[begin RECORDS PROVIDED]

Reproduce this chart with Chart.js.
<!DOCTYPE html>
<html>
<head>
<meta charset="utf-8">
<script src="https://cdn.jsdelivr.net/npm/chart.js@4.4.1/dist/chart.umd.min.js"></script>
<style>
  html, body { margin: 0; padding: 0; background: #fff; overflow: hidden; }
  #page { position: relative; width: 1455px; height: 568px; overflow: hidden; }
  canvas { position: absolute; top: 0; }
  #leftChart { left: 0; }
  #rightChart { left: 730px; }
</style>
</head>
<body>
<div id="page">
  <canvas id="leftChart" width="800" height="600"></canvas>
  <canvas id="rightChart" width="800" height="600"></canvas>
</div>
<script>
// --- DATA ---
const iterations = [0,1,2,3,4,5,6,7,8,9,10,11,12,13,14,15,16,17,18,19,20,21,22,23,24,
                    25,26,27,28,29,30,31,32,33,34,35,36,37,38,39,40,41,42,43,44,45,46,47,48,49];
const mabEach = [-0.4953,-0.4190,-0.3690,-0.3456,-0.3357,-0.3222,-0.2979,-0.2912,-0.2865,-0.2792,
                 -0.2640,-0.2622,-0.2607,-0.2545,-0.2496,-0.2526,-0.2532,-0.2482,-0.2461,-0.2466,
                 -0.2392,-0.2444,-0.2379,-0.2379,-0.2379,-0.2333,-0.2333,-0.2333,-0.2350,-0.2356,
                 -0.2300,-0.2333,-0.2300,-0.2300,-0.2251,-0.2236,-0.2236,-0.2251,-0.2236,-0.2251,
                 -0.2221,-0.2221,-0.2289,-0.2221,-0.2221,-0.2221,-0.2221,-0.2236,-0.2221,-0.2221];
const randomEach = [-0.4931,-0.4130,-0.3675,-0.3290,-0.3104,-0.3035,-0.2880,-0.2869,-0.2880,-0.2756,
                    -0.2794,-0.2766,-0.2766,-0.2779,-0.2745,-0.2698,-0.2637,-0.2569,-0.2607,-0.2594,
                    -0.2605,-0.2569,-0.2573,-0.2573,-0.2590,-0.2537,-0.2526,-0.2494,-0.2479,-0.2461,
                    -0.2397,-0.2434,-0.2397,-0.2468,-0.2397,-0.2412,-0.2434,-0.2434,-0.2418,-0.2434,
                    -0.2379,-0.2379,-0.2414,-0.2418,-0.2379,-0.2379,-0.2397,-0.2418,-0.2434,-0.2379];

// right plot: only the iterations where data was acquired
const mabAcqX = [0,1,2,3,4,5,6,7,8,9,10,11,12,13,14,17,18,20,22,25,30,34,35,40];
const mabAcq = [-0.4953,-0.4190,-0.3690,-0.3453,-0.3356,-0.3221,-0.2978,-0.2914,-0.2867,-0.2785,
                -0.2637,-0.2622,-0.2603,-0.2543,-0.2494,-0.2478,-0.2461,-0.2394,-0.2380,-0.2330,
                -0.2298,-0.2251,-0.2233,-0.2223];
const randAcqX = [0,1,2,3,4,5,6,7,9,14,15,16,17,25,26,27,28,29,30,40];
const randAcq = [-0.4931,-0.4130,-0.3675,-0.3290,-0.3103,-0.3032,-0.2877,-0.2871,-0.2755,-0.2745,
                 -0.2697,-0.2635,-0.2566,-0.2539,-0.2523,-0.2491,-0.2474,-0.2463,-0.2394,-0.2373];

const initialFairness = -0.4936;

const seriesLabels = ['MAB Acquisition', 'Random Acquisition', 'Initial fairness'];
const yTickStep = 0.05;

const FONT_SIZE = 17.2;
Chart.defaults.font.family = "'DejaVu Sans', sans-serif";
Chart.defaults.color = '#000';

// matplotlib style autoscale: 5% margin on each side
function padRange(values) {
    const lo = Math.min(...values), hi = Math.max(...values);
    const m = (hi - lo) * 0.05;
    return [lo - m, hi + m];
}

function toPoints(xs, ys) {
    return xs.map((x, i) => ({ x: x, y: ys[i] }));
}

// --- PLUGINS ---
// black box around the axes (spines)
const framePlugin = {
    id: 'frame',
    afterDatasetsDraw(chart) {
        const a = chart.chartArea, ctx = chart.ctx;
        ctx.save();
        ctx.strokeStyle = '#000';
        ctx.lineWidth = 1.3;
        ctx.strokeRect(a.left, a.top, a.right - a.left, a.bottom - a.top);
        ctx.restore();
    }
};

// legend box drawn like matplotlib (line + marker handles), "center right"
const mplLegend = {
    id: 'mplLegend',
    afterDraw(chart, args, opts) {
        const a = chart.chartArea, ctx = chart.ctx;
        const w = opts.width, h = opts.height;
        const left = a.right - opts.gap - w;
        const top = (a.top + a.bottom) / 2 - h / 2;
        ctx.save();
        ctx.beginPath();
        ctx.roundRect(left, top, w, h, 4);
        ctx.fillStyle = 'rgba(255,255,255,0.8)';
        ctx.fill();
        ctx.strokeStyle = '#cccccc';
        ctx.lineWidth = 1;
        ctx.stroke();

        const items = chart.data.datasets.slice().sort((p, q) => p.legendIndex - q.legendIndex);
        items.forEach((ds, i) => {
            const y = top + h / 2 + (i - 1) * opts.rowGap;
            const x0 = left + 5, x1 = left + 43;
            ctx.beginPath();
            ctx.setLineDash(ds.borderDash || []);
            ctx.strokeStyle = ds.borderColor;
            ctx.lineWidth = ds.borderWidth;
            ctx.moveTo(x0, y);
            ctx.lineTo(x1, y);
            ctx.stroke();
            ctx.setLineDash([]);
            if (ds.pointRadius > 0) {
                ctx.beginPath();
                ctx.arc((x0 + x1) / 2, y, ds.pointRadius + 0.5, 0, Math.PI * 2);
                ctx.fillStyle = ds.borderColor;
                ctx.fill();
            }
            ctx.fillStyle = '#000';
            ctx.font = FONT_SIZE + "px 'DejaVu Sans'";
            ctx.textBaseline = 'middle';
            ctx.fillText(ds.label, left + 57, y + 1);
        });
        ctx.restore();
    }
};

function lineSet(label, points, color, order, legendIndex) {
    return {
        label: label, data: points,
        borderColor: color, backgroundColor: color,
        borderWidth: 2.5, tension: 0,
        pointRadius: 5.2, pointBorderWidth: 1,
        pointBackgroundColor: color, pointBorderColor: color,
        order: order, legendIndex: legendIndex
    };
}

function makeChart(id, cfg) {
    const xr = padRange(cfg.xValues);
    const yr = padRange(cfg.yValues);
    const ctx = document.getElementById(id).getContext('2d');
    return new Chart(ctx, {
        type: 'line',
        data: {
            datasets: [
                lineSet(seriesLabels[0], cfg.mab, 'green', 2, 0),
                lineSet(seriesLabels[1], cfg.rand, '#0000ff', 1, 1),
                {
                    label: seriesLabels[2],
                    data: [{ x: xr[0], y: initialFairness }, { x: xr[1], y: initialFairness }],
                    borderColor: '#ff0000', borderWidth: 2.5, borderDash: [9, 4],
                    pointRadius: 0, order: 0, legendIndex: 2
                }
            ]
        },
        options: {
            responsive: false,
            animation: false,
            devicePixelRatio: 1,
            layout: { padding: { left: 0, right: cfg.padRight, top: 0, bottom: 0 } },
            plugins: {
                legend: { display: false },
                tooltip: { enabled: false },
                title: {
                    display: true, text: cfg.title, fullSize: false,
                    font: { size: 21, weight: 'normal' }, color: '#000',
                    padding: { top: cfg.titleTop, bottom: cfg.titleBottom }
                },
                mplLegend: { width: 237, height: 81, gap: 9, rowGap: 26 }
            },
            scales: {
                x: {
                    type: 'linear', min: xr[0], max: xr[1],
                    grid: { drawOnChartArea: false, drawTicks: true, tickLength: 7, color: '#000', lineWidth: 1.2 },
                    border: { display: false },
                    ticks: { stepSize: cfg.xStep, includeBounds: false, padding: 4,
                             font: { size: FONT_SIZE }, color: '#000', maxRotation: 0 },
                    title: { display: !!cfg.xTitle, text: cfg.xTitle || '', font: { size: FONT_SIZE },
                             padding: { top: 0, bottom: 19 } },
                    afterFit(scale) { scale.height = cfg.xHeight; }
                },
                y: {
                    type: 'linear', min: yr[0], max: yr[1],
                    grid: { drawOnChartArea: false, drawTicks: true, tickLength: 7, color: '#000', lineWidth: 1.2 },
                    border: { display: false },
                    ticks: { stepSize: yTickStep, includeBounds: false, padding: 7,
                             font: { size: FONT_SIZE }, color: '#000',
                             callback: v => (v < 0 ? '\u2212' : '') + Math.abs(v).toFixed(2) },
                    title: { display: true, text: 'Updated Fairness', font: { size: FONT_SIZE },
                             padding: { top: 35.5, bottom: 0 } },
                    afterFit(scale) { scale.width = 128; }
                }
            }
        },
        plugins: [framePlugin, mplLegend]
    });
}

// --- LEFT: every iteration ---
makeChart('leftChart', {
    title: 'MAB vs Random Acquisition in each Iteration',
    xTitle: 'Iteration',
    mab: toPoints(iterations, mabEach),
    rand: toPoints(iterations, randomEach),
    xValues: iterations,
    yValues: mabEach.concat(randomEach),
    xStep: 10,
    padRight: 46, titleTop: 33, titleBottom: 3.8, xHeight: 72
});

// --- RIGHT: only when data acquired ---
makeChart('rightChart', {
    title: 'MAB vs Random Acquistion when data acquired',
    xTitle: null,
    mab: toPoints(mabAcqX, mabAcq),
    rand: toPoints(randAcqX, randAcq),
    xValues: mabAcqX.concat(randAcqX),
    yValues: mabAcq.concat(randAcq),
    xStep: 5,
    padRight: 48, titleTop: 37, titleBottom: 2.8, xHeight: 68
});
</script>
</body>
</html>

[end RECORDS PROVIDED]
[begin RECORDS PROVIDED]

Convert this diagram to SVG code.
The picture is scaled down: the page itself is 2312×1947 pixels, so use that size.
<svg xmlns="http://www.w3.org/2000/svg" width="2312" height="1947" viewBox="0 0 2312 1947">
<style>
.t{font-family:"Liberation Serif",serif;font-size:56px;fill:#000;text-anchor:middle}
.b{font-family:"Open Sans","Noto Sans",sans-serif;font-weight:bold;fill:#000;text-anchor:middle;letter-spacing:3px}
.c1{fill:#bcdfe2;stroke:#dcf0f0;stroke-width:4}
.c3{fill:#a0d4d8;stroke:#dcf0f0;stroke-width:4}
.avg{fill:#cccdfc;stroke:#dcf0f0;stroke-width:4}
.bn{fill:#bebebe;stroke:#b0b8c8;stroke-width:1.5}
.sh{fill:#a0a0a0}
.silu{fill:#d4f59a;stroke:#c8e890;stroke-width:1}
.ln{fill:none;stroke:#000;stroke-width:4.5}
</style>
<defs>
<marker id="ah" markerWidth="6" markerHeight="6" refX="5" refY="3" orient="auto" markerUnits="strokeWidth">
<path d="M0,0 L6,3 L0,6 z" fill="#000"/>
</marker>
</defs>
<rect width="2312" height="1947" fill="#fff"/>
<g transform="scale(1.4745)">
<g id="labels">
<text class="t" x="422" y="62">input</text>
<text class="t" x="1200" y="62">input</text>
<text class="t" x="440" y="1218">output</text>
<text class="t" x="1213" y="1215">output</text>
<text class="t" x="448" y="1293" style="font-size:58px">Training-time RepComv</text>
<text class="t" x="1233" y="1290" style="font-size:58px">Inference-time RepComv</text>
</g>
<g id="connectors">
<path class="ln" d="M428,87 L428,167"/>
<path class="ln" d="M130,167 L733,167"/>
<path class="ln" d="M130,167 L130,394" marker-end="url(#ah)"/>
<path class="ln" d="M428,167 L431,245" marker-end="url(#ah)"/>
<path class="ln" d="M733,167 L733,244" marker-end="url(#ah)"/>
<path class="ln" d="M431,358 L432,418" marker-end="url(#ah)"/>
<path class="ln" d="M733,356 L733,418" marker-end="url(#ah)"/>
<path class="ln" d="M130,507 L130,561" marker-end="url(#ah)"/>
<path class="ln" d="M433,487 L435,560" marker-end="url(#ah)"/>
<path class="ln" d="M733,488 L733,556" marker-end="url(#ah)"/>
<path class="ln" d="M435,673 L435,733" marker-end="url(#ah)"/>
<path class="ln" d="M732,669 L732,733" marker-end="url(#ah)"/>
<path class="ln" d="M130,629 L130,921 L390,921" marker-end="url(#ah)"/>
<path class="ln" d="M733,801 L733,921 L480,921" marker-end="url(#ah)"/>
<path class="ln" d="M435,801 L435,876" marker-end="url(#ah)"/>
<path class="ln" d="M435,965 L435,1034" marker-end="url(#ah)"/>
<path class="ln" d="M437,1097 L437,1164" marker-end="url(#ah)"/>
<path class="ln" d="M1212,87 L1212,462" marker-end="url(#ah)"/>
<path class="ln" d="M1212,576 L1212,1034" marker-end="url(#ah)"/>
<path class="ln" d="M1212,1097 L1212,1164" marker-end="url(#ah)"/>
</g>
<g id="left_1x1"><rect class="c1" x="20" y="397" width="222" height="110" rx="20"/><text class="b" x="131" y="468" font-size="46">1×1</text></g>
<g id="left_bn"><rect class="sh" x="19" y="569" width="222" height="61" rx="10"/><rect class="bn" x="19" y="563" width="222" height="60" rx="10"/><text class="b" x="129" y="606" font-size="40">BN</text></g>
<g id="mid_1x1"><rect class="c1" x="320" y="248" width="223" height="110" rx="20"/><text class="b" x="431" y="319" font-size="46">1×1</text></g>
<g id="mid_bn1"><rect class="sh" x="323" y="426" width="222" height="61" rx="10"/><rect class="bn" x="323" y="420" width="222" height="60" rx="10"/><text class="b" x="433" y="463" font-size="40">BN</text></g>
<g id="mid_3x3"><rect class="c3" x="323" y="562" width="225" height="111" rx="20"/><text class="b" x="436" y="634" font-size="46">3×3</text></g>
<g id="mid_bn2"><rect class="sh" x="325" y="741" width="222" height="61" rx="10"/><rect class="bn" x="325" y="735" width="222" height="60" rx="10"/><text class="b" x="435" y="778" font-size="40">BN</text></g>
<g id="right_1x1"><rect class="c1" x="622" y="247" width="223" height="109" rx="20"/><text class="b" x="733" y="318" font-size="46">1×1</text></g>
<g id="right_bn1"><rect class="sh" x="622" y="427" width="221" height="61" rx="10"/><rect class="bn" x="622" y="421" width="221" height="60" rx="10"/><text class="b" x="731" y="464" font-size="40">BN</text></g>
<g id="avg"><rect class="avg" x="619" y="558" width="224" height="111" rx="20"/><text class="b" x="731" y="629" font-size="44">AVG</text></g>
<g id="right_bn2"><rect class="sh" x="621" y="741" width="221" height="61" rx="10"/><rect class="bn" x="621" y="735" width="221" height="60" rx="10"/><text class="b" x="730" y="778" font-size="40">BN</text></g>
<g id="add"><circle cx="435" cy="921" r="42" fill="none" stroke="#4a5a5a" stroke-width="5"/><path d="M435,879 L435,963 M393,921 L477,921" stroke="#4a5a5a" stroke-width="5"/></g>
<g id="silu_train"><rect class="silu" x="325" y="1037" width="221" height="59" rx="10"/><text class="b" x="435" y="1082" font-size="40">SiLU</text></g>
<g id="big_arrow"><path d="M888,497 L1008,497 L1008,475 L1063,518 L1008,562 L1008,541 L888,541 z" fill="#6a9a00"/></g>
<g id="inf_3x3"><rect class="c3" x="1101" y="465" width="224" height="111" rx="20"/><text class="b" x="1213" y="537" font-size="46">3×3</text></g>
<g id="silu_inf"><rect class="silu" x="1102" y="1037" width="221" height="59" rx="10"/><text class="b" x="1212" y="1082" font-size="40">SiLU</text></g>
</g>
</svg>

[end RECORDS PROVIDED]

→ PROBLEM DETAILS
Search the entries for the string "this" and collect each line that has it.

→ EXERCISE RESPONSE
Reproduce this chart with Chart.js.
Convert this diagram to SVG code.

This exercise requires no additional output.